The ghost-protagonist
Alex has no past the reader can use as an anchor. There is no traumatic childhood, no clear motivation, no redemption arc. The four minds that influenced his creation produced a character who exists in the absolute present of his choices — and every choice is a fall. This approach deliberately breaks with the tradition of the empathetic protagonist: Alex does not ask to be understood, much less forgiven.
Hunger and corruption
The theme of hunger in the finale is not metaphorical in the conventional sense. It is a cosmic force, something that predates Alex and passes through him without his comprehending its magnitude. The new acquisition — the brothel itself — is not simply a place: it is a vessel for something far more ancient and far more ravenous.
Time dissolving
Attentive readers will notice that the temporal structure of the novel degrades as the corruption advances. The misplaced fragments are not errors: they are clues. The city itself participates in the dissolution, losing coherence as the brothel gains power.
Henrietta and the outside world
The shift in perspective toward Henrietta is not a narrative device: it is a structural necessity.

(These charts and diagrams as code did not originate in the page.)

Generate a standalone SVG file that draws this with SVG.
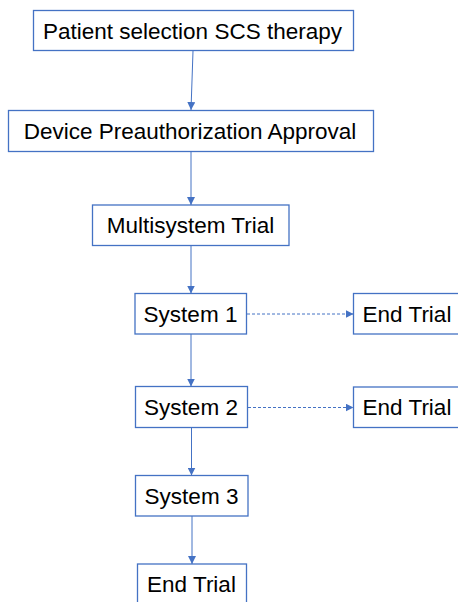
<svg xmlns="http://www.w3.org/2000/svg" width="458" height="602" viewBox="0 0 458 602">
<style>
.box{fill:#fff;stroke:#4472C4;stroke-width:1.3}
.lbl{font-family:"Liberation Sans",Arial,sans-serif;font-size:22.5px;fill:#000;text-anchor:middle}
.con{stroke:#4472C4;stroke-width:1;fill:none}
.dash{stroke-dasharray:3 2}
</style>
<defs>
<marker id="ah" viewBox="0 0 10 10" refX="10" refY="5" markerWidth="8" markerHeight="8" markerUnits="userSpaceOnUse" orient="auto">
<path d="M0,0 L10,5 L0,10 z" fill="#4472C4"/>
</marker>
</defs>
<rect width="458" height="602" fill="#fff"/>
<g id="connectors">
<line class="con" x1="193" y1="51" x2="191" y2="110" marker-end="url(#ah)"/>
<line class="con" x1="191" y1="151.5" x2="191" y2="205" marker-end="url(#ah)"/>
<line class="con" x1="191" y1="245.5" x2="191" y2="293.5" marker-end="url(#ah)"/>
<line class="con" x1="191" y1="334" x2="191" y2="386.5" marker-end="url(#ah)"/>
<line class="con" x1="191.5" y1="427.5" x2="191.5" y2="475.5" marker-end="url(#ah)"/>
<line class="con" x1="192" y1="516" x2="192" y2="564" marker-end="url(#ah)"/>
<line class="con dash" x1="247" y1="314" x2="353.5" y2="314" marker-end="url(#ah)"/>
<line class="con dash" x1="248" y1="407.5" x2="353.5" y2="407.5" marker-end="url(#ah)"/>
</g>
<g id="n1"><rect class="box" x="33.5" y="10.5" width="320" height="40"/><text class="lbl" x="192.5" y="38.5">Patient selection SCS therapy</text></g>
<g id="n2"><rect class="box" x="8.5" y="110.5" width="365" height="41"/><text class="lbl" x="190" y="139">Device Preauthorization Approval</text></g>
<g id="n3"><rect class="box" x="92.5" y="205" width="196.5" height="40.5"/><text class="lbl" x="190.5" y="233">Multisystem Trial</text></g>
<g id="n4"><rect class="box" x="135" y="293.5" width="111.5" height="40.5"/><text class="lbl" x="190.5" y="321.5">System 1</text></g>
<g id="n5"><rect class="box" x="353.5" y="293.5" width="112" height="40.5"/><text class="lbl" x="407" y="321.5">End Trial</text></g>
<g id="n6"><rect class="box" x="135.5" y="386.5" width="112" height="41"/><text class="lbl" x="191" y="415">System 2</text></g>
<g id="n7"><rect class="box" x="353.5" y="387" width="112" height="40.5"/><text class="lbl" x="407" y="415">End Trial</text></g>
<g id="n8"><rect class="box" x="135.5" y="475.5" width="112.5" height="40.5"/><text class="lbl" x="191.5" y="503.5">System 3</text></g>
<g id="n9"><rect class="box" x="137.5" y="564" width="109" height="45"/><text class="lbl" x="191.5" y="592">End Trial</text></g>
</svg>
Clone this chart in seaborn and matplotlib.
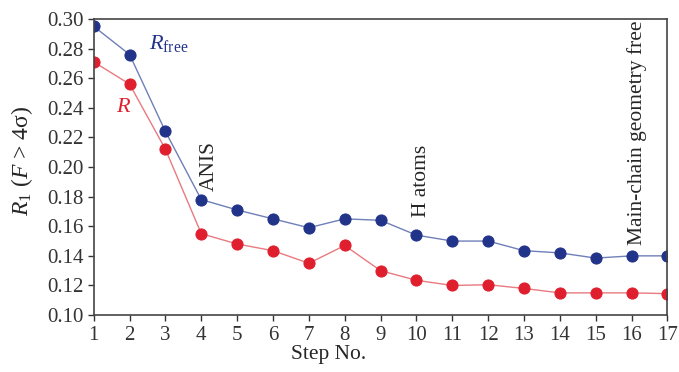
import pandas as pd
import seaborn as sns
import matplotlib.pyplot as plt

steps = list(range(1, 18))
r_free = [0.295, 0.276, 0.224, 0.178, 0.171, 0.165, 0.159, 0.165, 0.164,
          0.154, 0.150, 0.150, 0.1435, 0.142, 0.1385, 0.140, 0.140]
r_work = [0.271, 0.256, 0.212, 0.155, 0.148, 0.1435, 0.135, 0.147, 0.130,
          0.1235, 0.120, 0.1205, 0.118, 0.115, 0.115, 0.115, 0.1145]
yticks = [0.10, 0.12, 0.14, 0.16, 0.18, 0.20, 0.22, 0.24, 0.26, 0.28, 0.30]

sns.set_style("ticks")
plt.rcParams['font.family'] = ['Liberation Serif', 'DejaVu Serif']
plt.rcParams['mathtext.fontset'] = 'custom'
plt.rcParams['mathtext.rm'] = 'Liberation Serif'
plt.rcParams['mathtext.it'] = 'Liberation Serif:italic'

df = pd.DataFrame({"step": steps * 2,
                   "R1": r_free + r_work,
                   "series": ["Rfree"] * 17 + ["R"] * 17})

blue = "#22348a"
red = "#e01f2e"

fig, ax = plt.subplots(figsize=(6.79, 3.72), dpi=100)
fig.subplots_adjust(left=0.138, right=0.983, top=0.949, bottom=0.153)

for name, mc, lc in [("Rfree", blue, "#6f7fb8"), ("R", red, "#e87a80")]:
    sns.lineplot(data=df[df.series == name], x="step", y="R1", ax=ax,
                 color=lc, linewidth=1.0, marker="o", markersize=8,
                 markerfacecolor=mc, markeredgecolor=mc)

ax.set_xlim(1, 17)
ax.set_ylim(0.10, 0.30)
ax.set_xticks(steps)
ax.set_yticks(yticks)
ax.set_yticklabels([f"{v:.2f}" for v in yticks])
ax.tick_params(labelsize=15, colors="#333333", length=4, width=1)
ax.tick_params(axis='x', pad=4)
ax.tick_params(axis='y', pad=3)
for s in ax.spines.values():
    s.set_color("#444444")
    s.set_linewidth(1.2)
    s.set_visible(True)

ax.set_xlabel("Step No.", fontsize=15.5)
ax.xaxis.set_label_coords(0.41, -0.1)
ax.set_ylabel(r"$R_1$ ($F$ > 4σ)", fontsize=17)
ax.yaxis.set_label_coords(-0.103, 0.52)

ax.text(2.55, 0.280, r"$R_{\rm free}$", color=blue, fontsize=16)
ax.text(1.62, 0.237, r"$R$", color=red, fontsize=16)
ax.text(4.22, 0.184, "ANIS", rotation=90, fontsize=15.5, ha="center", va="bottom")
ax.text(10.15, 0.166, "H atoms", rotation=90, fontsize=15.5, ha="center", va="bottom")
ax.text(16.15, 0.147, "Main-chain geometry free", rotation=90, fontsize=15.5,
        ha="center", va="bottom")

fig.savefig("out.png", dpi=100)
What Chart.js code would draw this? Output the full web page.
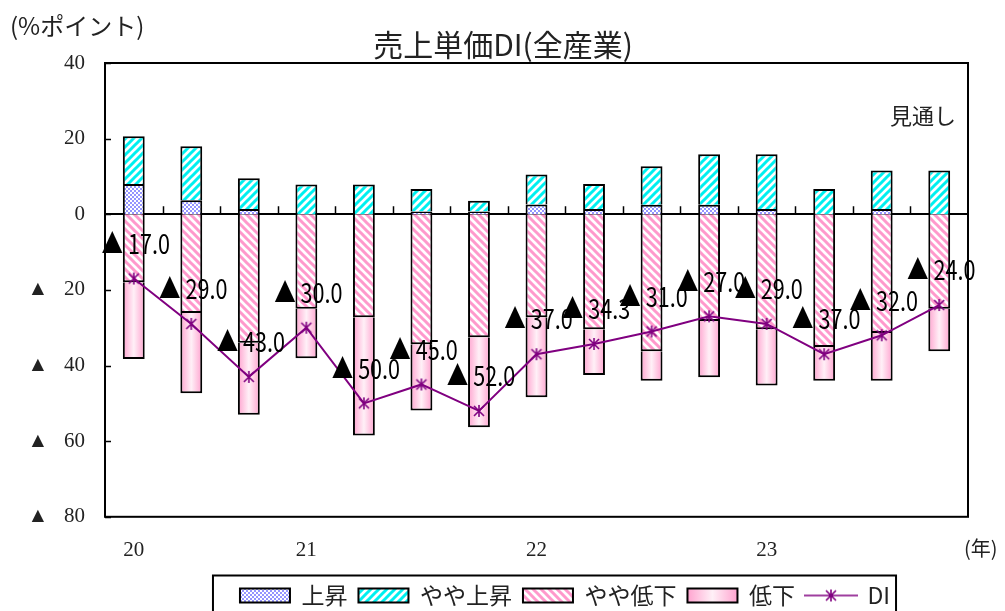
<!DOCTYPE html>
<html>
<head>
<meta charset="utf-8">
<script src="https://cdn.jsdelivr.net/npm/chart.js@4.4.1/dist/chart.umd.min.js"></script>
<style>
  html, body { margin: 0; padding: 0; background: #fff; }
  #wrap { width: 1005px; height: 611px; }
</style>
</head>
<body>
<div id="wrap"><canvas id="c" width="1005" height="611"></canvas></div>
<script>
// 四半期（最後は見通し）
const labels = ["20", "", "", "21", "", "", "", "22", "", "", "", "23", "", "", ""];
const rise = [8.0, 3.7, 1.4, 0, 0, 0.7, 0.7, 2.6, 1.4, 2.5, 2.5, 1.4, 0, 1.4, 0];
const slightRise = [12.6, 14.3, 8.1, 7.9, 7.9, 6.0, 2.9, 7.9, 6.6, 10.2, 13.4, 14.5, 6.7, 10.2, 11.6];
const slightFall = [-18.0, -26.1, -34.0, -25.0, -27.2, -34.4, -32.5, -27.2, -30.4, -36.2, -28.2, -30.4, -35.1, -31.4, -25.0];
const fall = [-20.3, -21.2, -19.0, -13.1, -31.3, -17.5, -23.8, -21.2, -12.1, -7.8, -14.9, -14.9, -8.9, -12.6, -11.2];
const di = [-17.0, -29.0, -43.0, -30.0, -50.0, -45.0, -52.0, -37.0, -34.3, -31.0, -27.0, -29.0, -37.0, -32.0, -24.0];
const yTicks = [40, 20, 0, -20, -40, -60, -80];

const barPct = 0.38;
const jpFont = '"Noto Sans CJK JP", sans-serif';
const numFont = '"Liberation Serif", "DejaVu Sans", serif';

// 模様
function tile(size, draw) {
  const cv = document.createElement("canvas");
  cv.width = size;
  cv.height = size;
  const g = cv.getContext("2d");
  g.fillStyle = "#fff";
  g.fillRect(0, 0, size, size);
  draw(g);
  return g.createPattern(cv, "repeat");
}

const checkFill = tile(4, g => {
  g.fillStyle = "#9595ff";
  g.fillRect(0, 0, 2, 2);
  g.fillRect(2, 2, 2, 2);
});

function stripes(color, dir) {
  return tile(8, g => {
    g.strokeStyle = color;
    g.lineWidth = 3;
    g.beginPath();
    if (dir > 0) {
      g.moveTo(-2, 10); g.lineTo(10, -2);
      g.moveTo(-6, 6); g.lineTo(6, -6);
      g.moveTo(2, 14); g.lineTo(14, 2);
    } else {
      g.moveTo(-2, -2); g.lineTo(10, 10);
      g.moveTo(-6, 2); g.lineTo(6, 14);
      g.moveTo(2, -6); g.lineTo(14, 6);
    }
    g.stroke();
  });
}
const cyanFill = stripes("#00f0f0", 1);
const pinkFill = stripes("#ff99cc", -1);

function pinkGradient(ctx, x0, x1) {
  const gr = ctx.createLinearGradient(x0, 0, x1, 0);
  gr.addColorStop(0, "#ffa3cf");
  gr.addColorStop(0.5, "#fff0f7");
  gr.addColorStop(1, "#ffa3cf");
  return gr;
}

function fallFill(c) {
  const chart = c.chart;
  const xs = chart.scales.x;
  if (!chart.chartArea || !xs || c.dataIndex === undefined) return "#ffc4dd";
  const cx = xs.getPixelForValue(c.dataIndex);
  const w = xs.width / labels.length * barPct;
  return pinkGradient(chart.ctx, cx - w / 2, cx + w / 2);
}

// DI のマーカー
function asterisk(w, h, withLine) {
  const cv = document.createElement("canvas");
  cv.width = w;
  cv.height = h;
  const g = cv.getContext("2d");
  g.strokeStyle = "#800080";
  g.lineWidth = 1.6;
  const cx = w / 2, cy = h / 2;
  g.beginPath();
  if (withLine) {
    g.moveTo(0, cy); g.lineTo(w, cy);
  }
  g.moveTo(cx - 5, cy - 5); g.lineTo(cx + 5, cy + 5);
  g.moveTo(cx + 5, cy - 5); g.lineTo(cx - 5, cy + 5);
  g.moveTo(cx, cy - 6); g.lineTo(cx, cy + 6);
  g.stroke();
  return cv;
}
const diMarker = asterisk(14, 14, false);
const diLegend = asterisk(54, 14, true);

const legendFills = [checkFill, cyanFill, pinkFill, "#ffc4dd"];

const extras = {
  id: "extras",
  afterLayout(chart) {
    const lg = chart.legend;
    lg.left += 81; lg.right += 81;
    lg.top -= 11; lg.bottom -= 11;
    const tb = chart.titleBlock;
    tb.left += 19; tb.right += 19;
  },
  beforeDraw(chart) {
    const lg = chart.legend;
    const hb = lg.legendHitBoxes;
    if (hb && hb[3] && lg.legendItems[3]) {
      lg.legendItems[3].fillStyle = pinkGradient(chart.ctx, hb[3].left, hb[3].left + 50);
    }
  },
  beforeDatasetsDraw(chart) {
    const { ctx, chartArea: a, scales: { y } } = chart;
    const y0 = y.getPixelForValue(0);
    ctx.save();
    ctx.strokeStyle = "#000";
    ctx.lineWidth = 1.5;
    ctx.beginPath();
    const cw = (a.right - a.left) / labels.length;
    for (let k = 1; k < labels.length; k++) {
      const px = Math.round(a.left + cw * k) + 0.5;
      ctx.moveTo(px, y0); ctx.lineTo(px, y0 - 8);
    }
    yTicks.forEach(v => {
      const py = Math.round(y.getPixelForValue(v)) + 0.5;
      ctx.moveTo(a.left, py); ctx.lineTo(a.left + 6, py);
    });
    ctx.stroke();
    ctx.lineWidth = 2;
    ctx.beginPath();
    ctx.moveTo(a.left, Math.round(y0)); ctx.lineTo(a.right, Math.round(y0));
    ctx.stroke();
    ctx.restore();
  },
  afterDatasetsDraw(chart) {
    const { ctx } = chart;
    const meta = chart.getDatasetMeta(4);
    ctx.save();
    ctx.fillStyle = "#000";
    ctx.textAlign = "center";
    ctx.textBaseline = "middle";
    ctx.font = "27px " + jpFont;
    meta.data.forEach((pt, i) => {
      const txt = "▲ " + Math.abs(di[i]).toFixed(1);
      ctx.save();
      ctx.translate(pt.x + 2, pt.y - 35);
      ctx.scale(0.8, 1);
      ctx.fillText(txt, 0, 0);
      ctx.restore();
    });
    ctx.restore();
  },
  afterDraw(chart) {
    const { ctx, chartArea: a } = chart;
    ctx.save();
    ctx.strokeStyle = "#000";
    ctx.lineWidth = 2;
    ctx.strokeRect(a.left, a.top, a.right - a.left, a.bottom - a.top);

    // 凡例の枠
    const lg = chart.legend;
    const hb = lg.legendHitBoxes;
    if (hb && hb.length) {
      const cy = hb[0].top + hb[0].height / 2;
      const l = hb[0].left - 27;
      const r = hb[hb.length - 1].left + hb[hb.length - 1].width + 6;
      ctx.strokeRect(l, cy - 20, r - l, 60);
    }

    ctx.fillStyle = "#222";
    ctx.textBaseline = "middle";
    ctx.textAlign = "left";
    ctx.font = "24px " + jpFont;
    ctx.fillText("(%ポイント)", 10, 26);
    ctx.font = "22px " + jpFont;
    ctx.fillText("見通し", 890, 116);
    ctx.font = "20px " + jpFont;
    ctx.fillText("(年)", 964, 548);
    ctx.restore();
  }
};

new Chart(document.getElementById("c"), {
  data: {
    labels: labels,
    datasets: [
      { type: "bar", label: "上昇", data: rise, backgroundColor: checkFill, borderColor: "#000", borderWidth: 2, order: 1 },
      { type: "bar", label: "やや上昇", data: slightRise, backgroundColor: cyanFill, borderColor: "#000", borderWidth: 2, order: 1 },
      { type: "bar", label: "やや低下", data: slightFall, backgroundColor: pinkFill, borderColor: "#000", borderWidth: 2, order: 1 },
      { type: "bar", label: "低下", data: fall, backgroundColor: fallFill, borderColor: "#000", borderWidth: 2, order: 1 },
      {
        type: "line", label: "DI", data: di, borderColor: "#800080", borderWidth: 2,
        pointStyle: diMarker, pointRadius: 7, fill: false, tension: 0, order: 0
      }
    ]
  },
  options: {
    responsive: false,
    animation: false,
    events: [],
    datasets: { bar: { barPercentage: barPct, categoryPercentage: 1 } },
    layout: { padding: { left: 0, right: 37, top: 0, bottom: -17 } },
    scales: {
      x: {
        stacked: true,
        grid: { display: false, drawTicks: false },
        border: { display: false },
        ticks: {
          autoSkip: false, maxRotation: 0, padding: 21, color: "#222",
          font: { family: numFont, size: 21 }
        }
      },
      y: {
        stacked: true,
        min: -80, max: 40,
        afterFit: s => { s.width = 105; },
        afterBuildTicks: s => { s.ticks = yTicks.map(v => ({ value: v })); },
        grid: { display: false, drawTicks: false },
        border: { display: false },
        ticks: {
          padding: 20, color: "#222",
          font: { family: numFont, size: 21 },
          callback: v => (v < 0 ? "▲   " + (-v) : String(v))
        }
      }
    },
    plugins: {
      title: {
        display: true,
        text: "売上単価DI(全産業)",
        color: "#222",
        font: { family: jpFont, size: 30, weight: "normal" },
        padding: { top: 27, bottom: 0 }
      },
      legend: {
        position: "bottom",
        labels: {
          usePointStyle: true,
          pointStyleWidth: 50,
          boxHeight: 14,
          padding: 11,
          color: "#222",
          font: { family: jpFont, size: 23 },
          sort: (a, b) => a.datasetIndex - b.datasetIndex,
          generateLabels(chart) {
            const items = Chart.defaults.plugins.legend.labels.generateLabels(chart);
            items.forEach(it => {
              const i = it.datasetIndex;
              if (i < 4) {
                it.pointStyle = "rect";
                it.fillStyle = legendFills[i];
                it.strokeStyle = "#000";
                it.lineWidth = 2;
              } else {
                it.pointStyle = diLegend;
              }
            });
            return items;
          }
        }
      },
      tooltip: { enabled: false }
    }
  },
  plugins: [extras]
});
</script>
</body>
</html>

To grasp the full scope of what is happening inside the brothel, one must see it from the outside — from the viewpoint of someone living in a defenseless, infinitely small world, entirely unaware of the corruption closing in.
The saga
This dystopian sensation that pervades the streets — that eerie unease that something is not right — is the thread that will bind every volume of the saga. This is not jump-scare horror: it is the slow terror of realizing that the world has already changed, and no one noticed.